Gary Oldman Makes Very Honest Admission About His 'Mediocre' Performance In Harry Potter

The Oscar winner reckons there's one thing he could have done to make his performance as Sirius Black better.
Gary Oldman during an interview for the new series of Slow Horses
Gary Oldman during an interview for the new series of Slow Horses
Dominik Bindl via Getty Images

While Gary Oldman’s performance as Sirius Black in the Harry Potter franchise is a real stand-out for many fans, the man himself has admitted he’s not one of them.

During a recent interview with the Happy Sad Confused podcast, the Oscar winner admitted he thinks his performance in Harry Potter was simply “mediocre”.

There’s a reason for this, apparently, as Gary went on to say that, unlike several of his co-stars, he never actually read the original books, or enquired about his character’s eventual fate, when he first began work on Harry Potter And The Prisoner Of Azkaban.
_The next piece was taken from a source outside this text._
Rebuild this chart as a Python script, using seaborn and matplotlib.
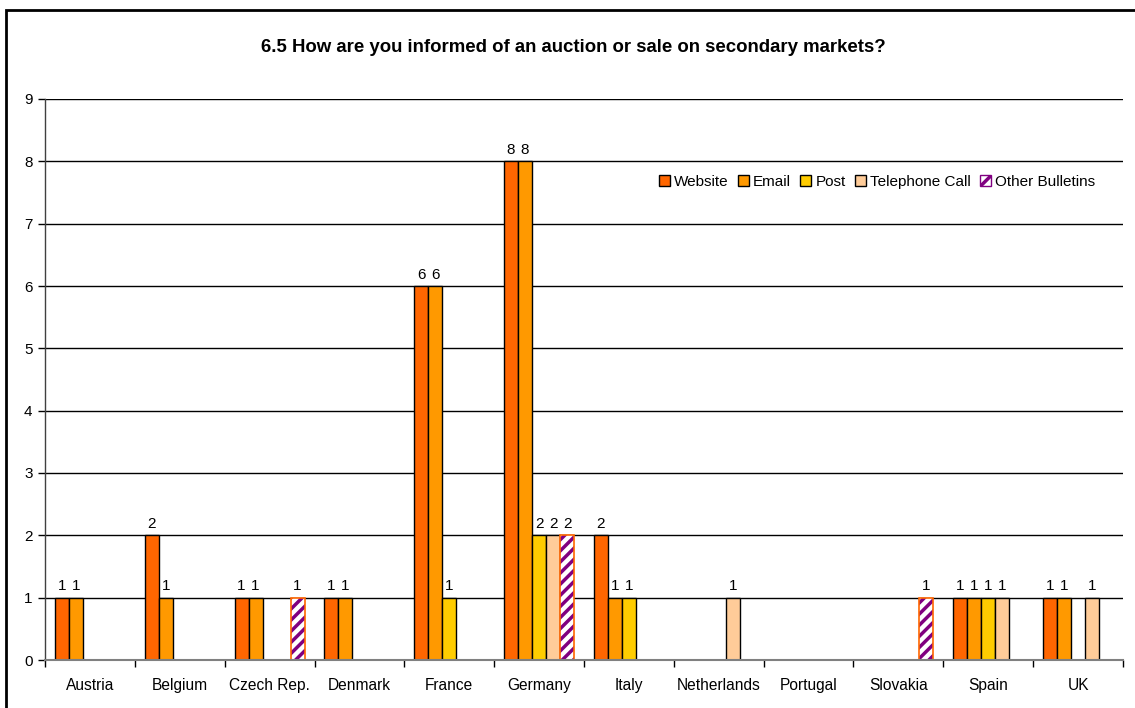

“Maybe if I had read the books like Alan [Rickman, who played Professor Snape], if I had got ahead of the curve, if I had known what’s coming, I honestly think I would have played it differently,” he opined.

“We were all taking bets [on which character would die], you know, ‘it’s Hagrid’, and I was there going, ‘no, no, no, maybe it’s Ron’. And then you kind of open the script and you go, ‘it’s me. I’m out of here’.”

Gary’s character was eventually killed off in the fifth Harry Potter film The Order Of The Phoenix, after previously making appearances in The Prisoner Of Azkaban and The Goblet Of Fire.

He later made a brief cameo in the final film, The Deathly Hallows, Part Two.

Later in the interview, the three-time Bafta winner revealed he’s always especially hard on himself after watching back his performances, sharing: “If I sat and watched myself in something and said, ‘My God, I’m amazing,’ that would be a very sad day, because you want to make the next thing better.”